In 1883, Gaudi, Barcelona's foremost and possibly most creative modernist architect, got involved in work on the Sagrada Familia (or, more correctly, Basílica i Temple Expiatori de la Sagrada Família). He dedicated the rest of his life to the design and construction of this Roman Catholic masterpiece – to the point where he spent the last couple of decades of his life living in the church's crypt.
Gaudi had always been a religious man, but many say his obsession with the Sagrada Familia made him go a little mad. He worked on the church for more than 40 years before he died tragically in 1926 from injuries suffered in a tram accident. The church wasn't even 25% complete.
Today, nearly 90 years later, the church STILL isn't complete. Crews have been working off Gaudi's original designs ever since his death, but progress is slow. After all, it's kind of hard to follow in the footsteps of one of the world's most creative (and perhaps a little crazy) architects.
When you first see the Sagrada Familia from the outside (and, really, if you're in the area you really can't miss it), the first thing that will strike you is probably its odd exterior – and how it looks entirely different depending on which side you're looking at.
The church currently has two facades – the Nativity Facade and the Passion Facade.

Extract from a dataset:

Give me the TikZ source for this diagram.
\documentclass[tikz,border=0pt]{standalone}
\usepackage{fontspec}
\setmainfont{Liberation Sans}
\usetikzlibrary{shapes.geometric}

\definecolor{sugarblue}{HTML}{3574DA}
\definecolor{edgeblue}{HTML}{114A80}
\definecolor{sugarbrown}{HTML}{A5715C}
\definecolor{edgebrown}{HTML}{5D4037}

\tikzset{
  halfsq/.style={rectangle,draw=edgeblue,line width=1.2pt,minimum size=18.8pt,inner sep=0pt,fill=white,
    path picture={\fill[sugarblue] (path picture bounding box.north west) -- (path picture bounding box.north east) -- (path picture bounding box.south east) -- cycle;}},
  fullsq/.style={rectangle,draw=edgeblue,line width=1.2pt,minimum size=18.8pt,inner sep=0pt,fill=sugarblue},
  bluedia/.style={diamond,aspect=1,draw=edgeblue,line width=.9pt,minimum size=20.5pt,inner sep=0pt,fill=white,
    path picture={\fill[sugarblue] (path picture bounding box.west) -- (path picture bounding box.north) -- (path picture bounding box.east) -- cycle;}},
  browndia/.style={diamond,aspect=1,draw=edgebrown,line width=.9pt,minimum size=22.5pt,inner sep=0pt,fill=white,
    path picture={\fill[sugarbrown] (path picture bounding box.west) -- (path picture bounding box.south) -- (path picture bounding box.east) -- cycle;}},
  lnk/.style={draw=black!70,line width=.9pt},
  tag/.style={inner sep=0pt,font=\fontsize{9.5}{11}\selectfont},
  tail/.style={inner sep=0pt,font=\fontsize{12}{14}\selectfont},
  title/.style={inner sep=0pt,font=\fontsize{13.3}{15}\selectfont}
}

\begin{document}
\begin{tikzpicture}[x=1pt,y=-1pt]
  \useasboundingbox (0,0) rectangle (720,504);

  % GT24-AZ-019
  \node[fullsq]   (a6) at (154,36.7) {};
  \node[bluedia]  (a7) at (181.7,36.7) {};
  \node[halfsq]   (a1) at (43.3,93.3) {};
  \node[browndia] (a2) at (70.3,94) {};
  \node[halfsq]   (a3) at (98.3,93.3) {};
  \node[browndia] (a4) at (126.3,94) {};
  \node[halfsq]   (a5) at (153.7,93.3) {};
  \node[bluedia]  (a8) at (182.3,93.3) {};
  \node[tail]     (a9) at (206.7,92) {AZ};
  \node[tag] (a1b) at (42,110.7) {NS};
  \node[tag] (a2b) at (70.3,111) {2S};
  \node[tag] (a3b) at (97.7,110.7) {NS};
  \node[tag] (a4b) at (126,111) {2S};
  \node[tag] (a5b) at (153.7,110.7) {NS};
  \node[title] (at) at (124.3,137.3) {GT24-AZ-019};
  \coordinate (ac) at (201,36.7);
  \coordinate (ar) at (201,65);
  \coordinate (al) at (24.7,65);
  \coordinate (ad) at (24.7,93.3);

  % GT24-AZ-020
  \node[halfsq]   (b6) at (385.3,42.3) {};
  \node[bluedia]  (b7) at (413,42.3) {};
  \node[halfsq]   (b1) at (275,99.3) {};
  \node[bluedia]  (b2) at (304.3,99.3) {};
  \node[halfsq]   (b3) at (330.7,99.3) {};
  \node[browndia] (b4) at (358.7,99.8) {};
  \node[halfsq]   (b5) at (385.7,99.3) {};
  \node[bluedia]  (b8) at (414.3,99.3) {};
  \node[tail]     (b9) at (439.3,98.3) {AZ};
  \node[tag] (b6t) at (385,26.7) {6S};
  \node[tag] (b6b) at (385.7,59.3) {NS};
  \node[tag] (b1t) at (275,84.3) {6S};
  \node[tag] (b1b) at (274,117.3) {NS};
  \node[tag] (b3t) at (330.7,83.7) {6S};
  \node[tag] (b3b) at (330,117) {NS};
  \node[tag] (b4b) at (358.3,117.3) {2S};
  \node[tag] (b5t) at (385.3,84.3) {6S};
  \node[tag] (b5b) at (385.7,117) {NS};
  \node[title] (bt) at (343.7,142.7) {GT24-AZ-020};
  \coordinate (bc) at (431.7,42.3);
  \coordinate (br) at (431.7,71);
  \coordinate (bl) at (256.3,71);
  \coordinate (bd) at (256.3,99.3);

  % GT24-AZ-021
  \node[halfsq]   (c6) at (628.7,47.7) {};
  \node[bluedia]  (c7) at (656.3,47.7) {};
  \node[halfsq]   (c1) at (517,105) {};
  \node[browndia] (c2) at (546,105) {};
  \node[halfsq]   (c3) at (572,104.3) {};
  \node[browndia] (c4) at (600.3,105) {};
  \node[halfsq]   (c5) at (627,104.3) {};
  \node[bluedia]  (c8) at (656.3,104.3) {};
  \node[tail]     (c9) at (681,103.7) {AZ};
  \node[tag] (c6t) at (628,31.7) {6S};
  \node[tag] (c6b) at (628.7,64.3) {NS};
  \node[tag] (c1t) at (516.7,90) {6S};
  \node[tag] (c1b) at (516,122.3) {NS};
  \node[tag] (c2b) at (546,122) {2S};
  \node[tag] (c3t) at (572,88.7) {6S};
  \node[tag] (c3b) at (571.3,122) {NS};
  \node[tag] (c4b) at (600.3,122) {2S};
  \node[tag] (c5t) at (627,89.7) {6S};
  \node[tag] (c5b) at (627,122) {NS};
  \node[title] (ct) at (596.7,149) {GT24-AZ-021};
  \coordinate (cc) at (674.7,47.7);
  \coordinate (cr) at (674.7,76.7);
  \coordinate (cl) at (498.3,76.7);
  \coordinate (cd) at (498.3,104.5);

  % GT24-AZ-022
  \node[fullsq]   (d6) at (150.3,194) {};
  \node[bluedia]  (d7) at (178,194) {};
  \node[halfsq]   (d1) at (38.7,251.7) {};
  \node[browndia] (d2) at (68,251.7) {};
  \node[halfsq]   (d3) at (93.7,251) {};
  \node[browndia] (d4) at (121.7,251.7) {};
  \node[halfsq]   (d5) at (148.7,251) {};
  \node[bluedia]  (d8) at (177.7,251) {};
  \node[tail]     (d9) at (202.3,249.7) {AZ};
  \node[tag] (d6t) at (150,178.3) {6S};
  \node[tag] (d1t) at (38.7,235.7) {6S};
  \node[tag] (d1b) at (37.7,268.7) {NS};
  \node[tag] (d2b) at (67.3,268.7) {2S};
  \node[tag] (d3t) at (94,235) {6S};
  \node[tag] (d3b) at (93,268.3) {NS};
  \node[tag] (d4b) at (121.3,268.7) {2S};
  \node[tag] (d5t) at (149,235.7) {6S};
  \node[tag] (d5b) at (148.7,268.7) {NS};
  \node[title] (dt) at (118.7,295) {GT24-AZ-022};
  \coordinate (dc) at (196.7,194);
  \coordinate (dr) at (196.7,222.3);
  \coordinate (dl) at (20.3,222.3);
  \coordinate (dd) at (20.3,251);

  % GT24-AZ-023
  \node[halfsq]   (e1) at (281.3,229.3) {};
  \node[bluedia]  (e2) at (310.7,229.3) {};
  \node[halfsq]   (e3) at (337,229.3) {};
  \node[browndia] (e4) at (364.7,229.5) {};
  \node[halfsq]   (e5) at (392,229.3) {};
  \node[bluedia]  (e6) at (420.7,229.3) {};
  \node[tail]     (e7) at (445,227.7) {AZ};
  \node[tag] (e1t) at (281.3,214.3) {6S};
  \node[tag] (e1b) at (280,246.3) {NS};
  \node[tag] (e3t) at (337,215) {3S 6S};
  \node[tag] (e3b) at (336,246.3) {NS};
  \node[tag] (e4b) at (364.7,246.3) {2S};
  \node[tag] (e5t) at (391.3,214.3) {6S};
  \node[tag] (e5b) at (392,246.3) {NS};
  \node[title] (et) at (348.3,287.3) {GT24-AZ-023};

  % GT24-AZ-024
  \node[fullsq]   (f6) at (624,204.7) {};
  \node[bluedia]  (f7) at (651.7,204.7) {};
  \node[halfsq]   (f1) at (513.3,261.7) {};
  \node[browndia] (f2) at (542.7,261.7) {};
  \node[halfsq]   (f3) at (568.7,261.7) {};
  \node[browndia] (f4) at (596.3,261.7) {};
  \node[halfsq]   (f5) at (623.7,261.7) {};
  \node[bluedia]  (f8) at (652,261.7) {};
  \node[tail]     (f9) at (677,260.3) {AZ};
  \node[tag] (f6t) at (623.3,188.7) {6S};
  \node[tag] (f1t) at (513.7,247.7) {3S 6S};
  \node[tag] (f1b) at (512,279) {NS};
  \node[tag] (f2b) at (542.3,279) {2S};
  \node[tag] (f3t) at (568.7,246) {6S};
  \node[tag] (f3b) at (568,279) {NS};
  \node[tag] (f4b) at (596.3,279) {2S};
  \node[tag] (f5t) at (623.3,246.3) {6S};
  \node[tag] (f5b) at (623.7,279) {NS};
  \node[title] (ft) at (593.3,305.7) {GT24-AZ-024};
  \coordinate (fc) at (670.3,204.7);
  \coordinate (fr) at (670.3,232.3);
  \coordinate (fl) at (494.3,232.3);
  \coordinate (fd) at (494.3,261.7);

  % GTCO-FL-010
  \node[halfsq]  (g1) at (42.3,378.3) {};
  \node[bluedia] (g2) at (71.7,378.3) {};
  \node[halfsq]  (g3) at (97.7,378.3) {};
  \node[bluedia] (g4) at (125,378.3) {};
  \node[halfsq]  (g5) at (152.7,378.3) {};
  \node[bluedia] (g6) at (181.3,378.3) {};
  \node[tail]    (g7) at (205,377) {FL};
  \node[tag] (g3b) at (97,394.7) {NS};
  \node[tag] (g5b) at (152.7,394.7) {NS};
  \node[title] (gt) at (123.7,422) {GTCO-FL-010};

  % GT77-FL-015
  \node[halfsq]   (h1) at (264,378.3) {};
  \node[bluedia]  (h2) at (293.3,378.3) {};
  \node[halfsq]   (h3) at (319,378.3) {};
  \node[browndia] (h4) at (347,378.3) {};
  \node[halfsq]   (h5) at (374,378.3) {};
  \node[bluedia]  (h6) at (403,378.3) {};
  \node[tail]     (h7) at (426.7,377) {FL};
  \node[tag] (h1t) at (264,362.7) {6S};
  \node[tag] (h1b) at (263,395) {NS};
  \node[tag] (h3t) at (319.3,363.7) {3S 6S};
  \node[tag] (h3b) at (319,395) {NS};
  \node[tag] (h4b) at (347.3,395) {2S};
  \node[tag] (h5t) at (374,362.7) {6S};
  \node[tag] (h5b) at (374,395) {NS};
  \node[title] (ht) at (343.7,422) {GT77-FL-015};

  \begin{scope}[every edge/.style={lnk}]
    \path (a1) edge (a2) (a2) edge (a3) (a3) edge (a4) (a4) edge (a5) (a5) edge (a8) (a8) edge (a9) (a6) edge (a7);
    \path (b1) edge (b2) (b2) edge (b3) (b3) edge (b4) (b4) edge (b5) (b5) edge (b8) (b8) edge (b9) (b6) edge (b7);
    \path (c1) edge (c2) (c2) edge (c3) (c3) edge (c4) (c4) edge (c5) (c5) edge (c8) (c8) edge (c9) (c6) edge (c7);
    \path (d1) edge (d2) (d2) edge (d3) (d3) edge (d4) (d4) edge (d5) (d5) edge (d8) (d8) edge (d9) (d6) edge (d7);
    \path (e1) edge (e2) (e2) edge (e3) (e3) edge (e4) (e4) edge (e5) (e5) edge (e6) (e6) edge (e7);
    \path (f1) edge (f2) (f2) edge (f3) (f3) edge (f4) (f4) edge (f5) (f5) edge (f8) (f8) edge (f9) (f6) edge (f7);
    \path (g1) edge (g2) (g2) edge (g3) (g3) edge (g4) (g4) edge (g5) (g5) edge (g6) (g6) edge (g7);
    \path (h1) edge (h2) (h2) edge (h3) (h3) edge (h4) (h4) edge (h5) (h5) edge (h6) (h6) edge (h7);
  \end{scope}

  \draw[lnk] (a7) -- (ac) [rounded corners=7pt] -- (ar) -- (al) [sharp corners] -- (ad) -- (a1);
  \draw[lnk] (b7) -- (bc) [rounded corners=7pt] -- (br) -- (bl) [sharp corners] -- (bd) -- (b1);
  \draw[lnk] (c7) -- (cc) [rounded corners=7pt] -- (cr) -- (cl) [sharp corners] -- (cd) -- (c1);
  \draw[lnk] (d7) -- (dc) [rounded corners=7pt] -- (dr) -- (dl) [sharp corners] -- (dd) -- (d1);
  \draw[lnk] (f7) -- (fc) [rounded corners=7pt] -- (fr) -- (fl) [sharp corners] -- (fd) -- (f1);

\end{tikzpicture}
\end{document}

The Nativity Facade was completed by Gaudi himself, in a typically unique (AKA really freaking weird) style. From afar, it just looks really bumpy. But up close, it's almost like it's melting or perhaps made out of mud.
Walk around to the Passion Facade, however (which is still being worked on), and you'll see a completely different style of architecture, characterized by very straight lines and sharp angles.

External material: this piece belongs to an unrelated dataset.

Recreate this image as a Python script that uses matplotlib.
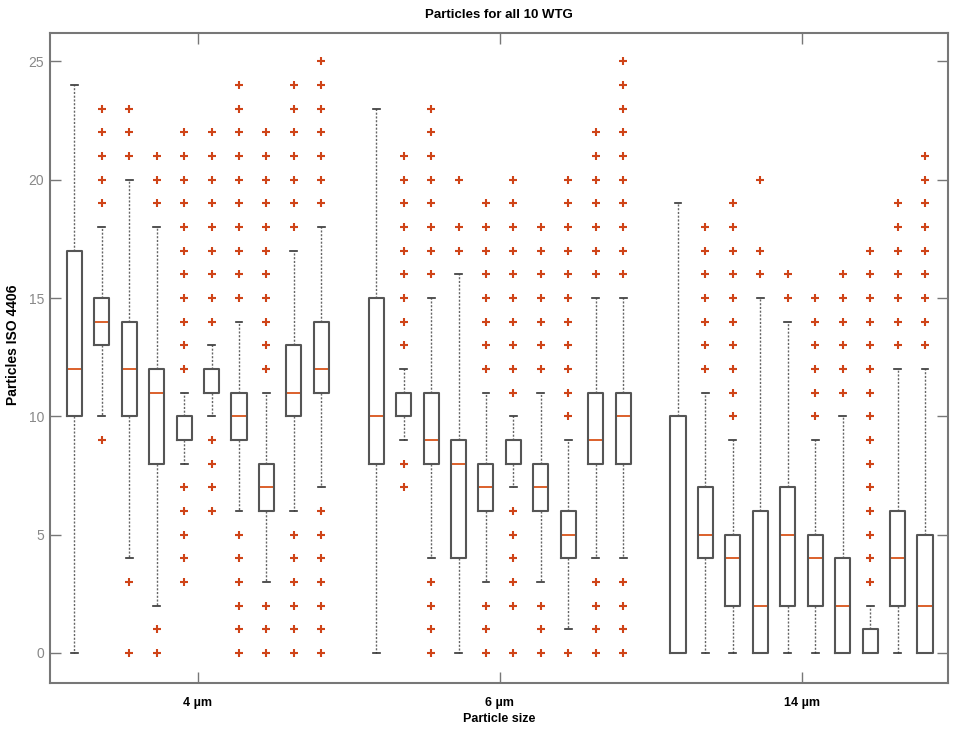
import matplotlib
matplotlib.use("Agg")
import matplotlib.pyplot as plt

# Daten - je Box: unterer Whisker, Q1, Median, Q3, oberer Whisker, Ausreisser
groups = ["4 µm", "6 µm", "14 µm"]

g1_lo = [0, 10, 4, 2, 8, 10, 6, 3, 6, 7]
g1_q1 = [10, 13, 10, 8, 9, 11, 9, 6, 10, 11]
g1_med = [12, 14, 12, 11, 9, 12, 10, 7, 11, 12]
g1_q3 = [17, 15, 14, 12, 10, 12, 11, 8, 13, 14]
g1_hi = [24, 18, 20, 18, 11, 13, 14, 11, 17, 18]
g1_fl = [
    [],
    [9, 19, 20, 21, 22, 23],
    [0, 3, 21, 22, 23],
    [0, 1, 19, 20, 21],
    [3, 4, 5, 6, 7, 12, 13, 14, 15, 16, 17, 18, 19, 20, 21, 22],
    [6, 7, 8, 9, 14, 15, 16, 17, 18, 19, 20, 21, 22],
    [0, 1, 2, 3, 4, 5, 15, 16, 17, 18, 19, 20, 21, 22, 23, 24],
    [0, 1, 2, 12, 13, 14, 15, 16, 17, 18, 19, 20, 21, 22],
    [0, 1, 2, 3, 4, 5, 18, 19, 20, 21, 22, 23, 24],
    [0, 1, 2, 3, 4, 5, 6, 19, 20, 21, 22, 23, 24, 25],
]

g2_lo = [0, 9, 4, 0, 3, 7, 3, 1, 4, 4]
g2_q1 = [8, 10, 8, 4, 6, 8, 6, 4, 8, 8]
g2_med = [10, 10, 9, 8, 7, 8, 7, 5, 9, 10]
g2_q3 = [15, 11, 11, 9, 8, 9, 8, 6, 11, 11]
g2_hi = [23, 12, 15, 16, 11, 10, 11, 9, 15, 15]
g2_fl = [
    [],
    [7, 8, 13, 14, 15, 16, 17, 18, 19, 20, 21],
    [0, 1, 2, 3, 16, 17, 18, 19, 20, 21, 22, 23],
    [17, 18, 20],
    [0, 1, 2, 12, 13, 14, 15, 16, 17, 18, 19],
    [0, 2, 3, 4, 5, 6, 11, 12, 13, 14, 15, 16, 17, 18, 19, 20],
    [0, 1, 2, 12, 13, 14, 15, 16, 17, 18],
    [0, 10, 11, 12, 13, 14, 15, 16, 17, 18, 19, 20],
    [0, 1, 2, 3, 16, 17, 18, 19, 20, 21, 22],
    [0, 1, 2, 3, 16, 17, 18, 19, 20, 21, 22, 23, 24, 25],
]

g3_lo = [0, 0, 0, 0, 0, 0, 0, 0, 0, 0]
g3_q1 = [0, 4, 2, 0, 2, 2, 0, 0, 2, 0]
g3_med = [0, 5, 4, 2, 5, 4, 2, 0, 4, 2]
g3_q3 = [10, 7, 5, 6, 7, 5, 4, 1, 6, 5]
g3_hi = [19, 11, 9, 15, 14, 9, 10, 2, 12, 12]
g3_fl = [
    [],
    [12, 13, 14, 15, 16, 17, 18],
    [10, 11, 12, 13, 14, 15, 16, 17, 18, 19],
    [16, 17, 20],
    [15, 16],
    [10, 11, 12, 13, 14, 15],
    [11, 12, 13, 14, 15, 16],
    [3, 4, 5, 6, 7, 8, 9, 10, 11, 12, 13, 14, 15, 16, 17],
    [13, 14, 15, 16, 17, 18, 19],
    [13, 14, 15, 16, 17, 18, 19, 20, 21],
]

all_lo = [g1_lo, g2_lo, g3_lo]
all_q1 = [g1_q1, g2_q1, g3_q1]
all_med = [g1_med, g2_med, g3_med]
all_q3 = [g1_q3, g2_q3, g3_q3]
all_hi = [g1_hi, g2_hi, g3_hi]
all_fl = [g1_fl, g2_fl, g3_fl]

# Statistiken fuer bxp aufbauen
stats = []
positions = []
centers = []
for g in range(3):
    pos_g = []
    for i in range(10):
        p = g * 11 + i + 1
        pos_g.append(p)
        stats.append({
            "whislo": all_lo[g][i], "q1": all_q1[g][i], "med": all_med[g][i],
            "q3": all_q3[g][i], "whishi": all_hi[g][i], "fliers": all_fl[g][i],
        })
    positions += pos_g
    centers.append(sum(pos_g) / len(pos_g))

plt.rcParams['font.family'] = ['Liberation Sans', 'DejaVu Sans']

fig = plt.figure(figsize=(9.55, 7.34), dpi=100)
ax = fig.add_axes([0.052, 0.0695, 0.941, 0.8855])

ax.bxp(stats, positions=positions, widths=0.55, capwidths=0.25,
       boxprops=dict(color="#555555", linewidth=1.5, zorder=3),
       whiskerprops=dict(color="#666666", linewidth=1.0, linestyle=(0, (1.5, 1.2))),
       capprops=dict(color="#333333", linewidth=1.2),
       medianprops=dict(color="#d9541a", linewidth=1.3, zorder=2.5),
       flierprops=dict(marker="+", markeredgecolor="#cf4418", markersize=6,
                       markeredgewidth=1.5, linestyle="none"))

ax.set_xlim(0.1, 32.85)
ax.set_ylim(-1.27, 26.2)
ax.set_yticks([0, 5, 10, 15, 20, 25])
ax.set_xticks(centers)
ax.set_xticklabels(groups, fontweight="bold", fontsize=9)

ax.tick_params(axis="both", direction="in", top=True, right=True, length=8,
               color="#777777", width=1.0)
ax.tick_params(axis="y", labelsize=10, labelcolor="#888888", pad=4)
ax.tick_params(axis="x", pad=10)
for s in ax.spines.values():
    s.set_color("#777777")
    s.set_linewidth(1.5)

ax.set_title("Particles for all 10 WTG", fontweight="bold", fontsize=9.5, pad=11)
ax.set_xlabel("Particle size", fontweight="bold", fontsize=9, labelpad=3)
ax.set_ylabel("Particles ISO 4406", fontweight="bold", fontsize=10)
ax.yaxis.set_label_coords(-0.033, 0.52)

fig.savefig("out.png", dpi=100)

Both are definitely interesting, but I'll be perfectly honest with you: I think the outside of the Sagrada Familia is kind of hideous. Cool as hell, don't get me wrong, but definitely not what I would call “pretty.”
Inside, however? The inside of the Sagrada Familia is nothing short of incredible.
The first thing you'll notice when you walk inside is the sheer HEIGHT of the ceilings inside the nave. Massive pillars stretch from floor to ceiling, absolutely dwarfing every human inside. On two of the main outer walls, ginormous stained glass windows paint the church's interior in different shades of greens, blues, reds, and yellows.
I visited in the early evening, when the sun was streaming in through the red and yellow windows, making the inside of the church look like it was on fire.
Very rarely am I speechless about a place, but the inside of the Sagrada Familia came pretty close to rendering me unable to form coherent thoughts as I roamed around, slack-jawed, completely awed by the beauty in this architecture.
I spent at least an hour in the interior of the church, walking circles and noticing new intricate details on each lap.
Eventually, though, it was time to head to the towers on the Nativity Facade side of the church – I was going up.
The original design of the Sagrada Familia calls for 18 towers in total. At present, there are only 8. But, on most days, you can buy tickets to go up into some of them. I chose to visit the Nativity Facade simply because those were the towers with availability when I pre-booked my ticket online. Tower visits are regulated, and often sell out by the end of the day.
Going up included a quick elevator ride, some time to take in the view out over Barcelona, and then a walk down a series of dizzying spiral staircases to get back to the main part of the church.
For and extra 4.5 Euro, I thought this was definitely worth it. It gave a completely different perspective of the church, and allowed you to get up-close with some of the architecture that Gaudi himself executed.
My last stop in Sagrada Familia was the Schools building. This was a school originally designed by Gaudi in 1909 for the children of the church's construction workers. Today, the building now houses an exhibition about the history of Sagrada Familia and Gaudi's designs.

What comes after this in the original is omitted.